**DIRECTIVE**
Transcribe all of the records word for word, but omit the pictures.

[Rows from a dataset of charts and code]

....................

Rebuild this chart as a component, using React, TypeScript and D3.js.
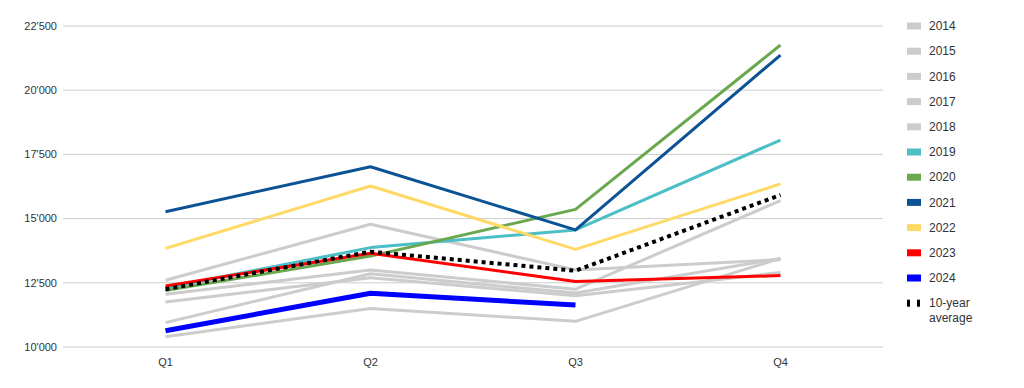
import React from 'react';
import * as d3 from 'd3';

const WIDTH = 1024;
const HEIGHT = 388;

const quarters = ['Q1', 'Q2', 'Q3', 'Q4'];
const yTicks = [10000, 12500, 15000, 17500, 20000, 22500];

const years = ['2014', '2015', '2016', '2017', '2018', '2019', '2020', '2021', '2022', '2023', '2024'];
const v2014 = [10400, 11500, 11000, 13450];
const v2015 = [10950, 12850, 12100, 13450];
const v2016 = [11750, 12700, 12000, 12900];
const v2017 = [12050, 13000, 12250, 15700];
const v2018 = [12600, 14780, 13000, 13400];
const v2019 = [12300, 13870, 14560, 18060];
const v2020 = [12200, 13540, 15360, 21760];
const v2021 = [15270, 17020, 14560, 21370];
const v2022 = [13840, 16270, 13800, 16350];
const v2023 = [12375, 13650, 12550, 12780];
const v2024 = [10635, 12090, 11635];
const average = [12250, 13710, 12970, 15920];

const seriesValues = [v2014, v2015, v2016, v2017, v2018, v2019, v2020, v2021, v2022, v2023, v2024];
const colors = ['#cccccc', '#cccccc', '#cccccc', '#cccccc', '#cccccc', '#4bbec6', '#6aa84f', '#0b5394', '#ffd966', '#ff0000', '#0000ff'];

const margin = { left: 63, right: 141, top: 26, bottom: 41 };

const locale = d3.formatLocale({ decimal: '.', thousands: "'", grouping: [3], currency: ['', ''] });
const fmt = locale.format(',');

export default function App() {
  const x = d3.scalePoint<string>()
    .domain(quarters)
    .range([margin.left, WIDTH - margin.right])
    .padding(0.5);
  const y = d3.scaleLinear()
    .domain([10000, 22500])
    .range([HEIGHT - margin.bottom, margin.top]);

  const line = d3.line<number>()
    .x((_, i) => x(quarters[i]) as number)
    .y(d => y(d));

  const font = 'Arial, "Liberation Sans", sans-serif';

  return (
    <svg width={WIDTH} height={HEIGHT} style={{ position: 'absolute', left: 0, top: 0 }} fontFamily={font}>
      <rect width={WIDTH} height={HEIGHT} fill="#fff" />
      {yTicks.map(t => (
        <g key={t}>
          <line x1={margin.left} x2={WIDTH - margin.right} y1={y(t)} y2={y(t)} stroke="#cccccc" strokeWidth={1} />
          <text x={57} y={y(t)} dy="0.35em" textAnchor="end" fontSize={11} fill="#333">{fmt(t)}</text>
        </g>
      ))}
      {quarters.map(q => (
        <text key={q} x={x(q)} y={362} dy="0.35em" textAnchor="middle" fontSize={11} fill="#333">{q}</text>
      ))}
      {seriesValues.map((vals, i) => (
        <path key={years[i]} d={line(vals) || ''} fill="none" stroke={colors[i]}
          strokeWidth={years[i] === '2024' ? 5 : 3} strokeLinejoin="round" />
      ))}
      <path d={line(average) || ''} fill="none" stroke="#000" strokeWidth={4} strokeDasharray="4 4" />
      <g transform="translate(907,0)">
        {years.map((yr, i) => (
          <g key={yr} transform={`translate(0,${26 + i * 25.2})`}>
            <rect x={0} y={-3.5} width={14} height={7} fill={colors[i]} />
            <text x={22} y={0} dy="0.35em" fontSize={12} fill="#333">{yr}</text>
          </g>
        ))}
        <g transform={`translate(0,${26 + 11 * 25.2})`}>
          <rect x={0} y={-3.5} width={3} height={7} fill="#000" />
          <rect x={10} y={-3.5} width={3} height={7} fill="#000" />
          <text x={22} y={0} dy="0.35em" fontSize={12} fill="#333">10-year</text>
          <text x={22} y={15} dy="0.35em" fontSize={12} fill="#333">average</text>
        </g>
      </g>
    </svg>
  );
}
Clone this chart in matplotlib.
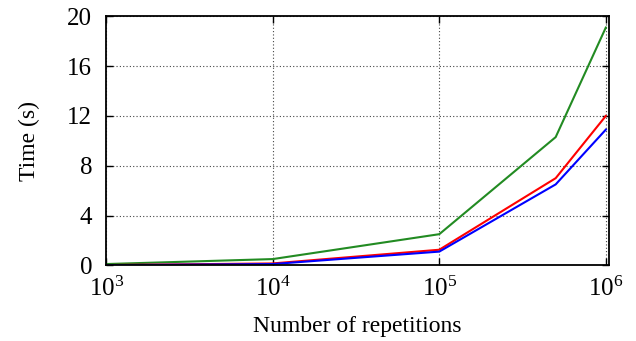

....................

**PROBLEM SOLUTION**
Rebuild this chart as a component, using React, TypeScript and D3.js.
import React from 'react';
import * as d3 from 'd3';

const WIDTH = 1024;
const HEIGHT = 388;

const quarters = ['Q1', 'Q2', 'Q3', 'Q4'];
const yTicks = [10000, 12500, 15000, 17500, 20000, 22500];

const years = ['2014', '2015', '2016', '2017', '2018', '2019', '2020', '2021', '2022', '2023', '2024'];
const v2014 = [10400, 11500, 11000, 13450];
const v2015 = [10950, 12850, 12100, 13450];
const v2016 = [11750, 12700, 12000, 12900];
const v2017 = [12050, 13000, 12250, 15700];
const v2018 = [12600, 14780, 13000, 13400];
const v2019 = [12300, 13870, 14560, 18060];
const v2020 = [12200, 13540, 15360, 21760];
const v2021 = [15270, 17020, 14560, 21370];
const v2022 = [13840, 16270, 13800, 16350];
const v2023 = [12375, 13650, 12550, 12780];
const v2024 = [10635, 12090, 11635];
const average = [12250, 13710, 12970, 15920];

const seriesValues = [v2014, v2015, v2016, v2017, v2018, v2019, v2020, v2021, v2022, v2023, v2024];
const colors = ['#cccccc', '#cccccc', '#cccccc', '#cccccc', '#cccccc', '#4bbec6', '#6aa84f', '#0b5394', '#ffd966', '#ff0000', '#0000ff'];

const margin = { left: 63, right: 141, top: 26, bottom: 41 };

const locale = d3.formatLocale({ decimal: '.', thousands: "'", grouping: [3], currency: ['', ''] });
const fmt = locale.format(',');

export default function App() {
  const x = d3.scalePoint<string>()
    .domain(quarters)
    .range([margin.left, WIDTH - margin.right])
    .padding(0.5);
  const y = d3.scaleLinear()
    .domain([10000, 22500])
    .range([HEIGHT - margin.bottom, margin.top]);

  const line = d3.line<number>()
    .x((_, i) => x(quarters[i]) as number)
    .y(d => y(d));

  const font = 'Arial, "Liberation Sans", sans-serif';

  return (
    <svg width={WIDTH} height={HEIGHT} style={{ position: 'absolute', left: 0, top: 0 }} fontFamily={font}>
      <rect width={WIDTH} height={HEIGHT} fill="#fff" />
      {yTicks.map(t => (
        <g key={t}>
          <line x1={margin.left} x2={WIDTH - margin.right} y1={y(t)} y2={y(t)} stroke="#cccccc" strokeWidth={1} />
          <text x={57} y={y(t)} dy="0.35em" textAnchor="end" fontSize={11} fill="#333">{fmt(t)}</text>
        </g>
      ))}
      {quarters.map(q => (
        <text key={q} x={x(q)} y={362} dy="0.35em" textAnchor="middle" fontSize={11} fill="#333">{q}</text>
      ))}
      {seriesValues.map((vals, i) => (
        <path key={years[i]} d={line(vals) || ''} fill="none" stroke={colors[i]}
          strokeWidth={years[i] === '2024' ? 5 : 3} strokeLinejoin="round" />
      ))}
      <path d={line(average) || ''} fill="none" stroke="#000" strokeWidth={4} strokeDasharray="4 4" />
      <g transform="translate(907,0)">
        {years.map((yr, i) => (
          <g key={yr} transform={`translate(0,${26 + i * 25.2})`}>
            <rect x={0} y={-3.5} width={14} height={7} fill={colors[i]} />
            <text x={22} y={0} dy="0.35em" fontSize={12} fill="#333">{yr}</text>
          </g>
        ))}
        <g transform={`translate(0,${26 + 11 * 25.2})`}>
          <rect x={0} y={-3.5} width={3} height={7} fill="#000" />
          <rect x={10} y={-3.5} width={3} height={7} fill="#000" />
          <text x={22} y={0} dy="0.35em" fontSize={12} fill="#333">10-year</text>
          <text x={22} y={15} dy="0.35em" fontSize={12} fill="#333">average</text>
        </g>
      </g>
    </svg>
  );
}
Clone this chart in matplotlib.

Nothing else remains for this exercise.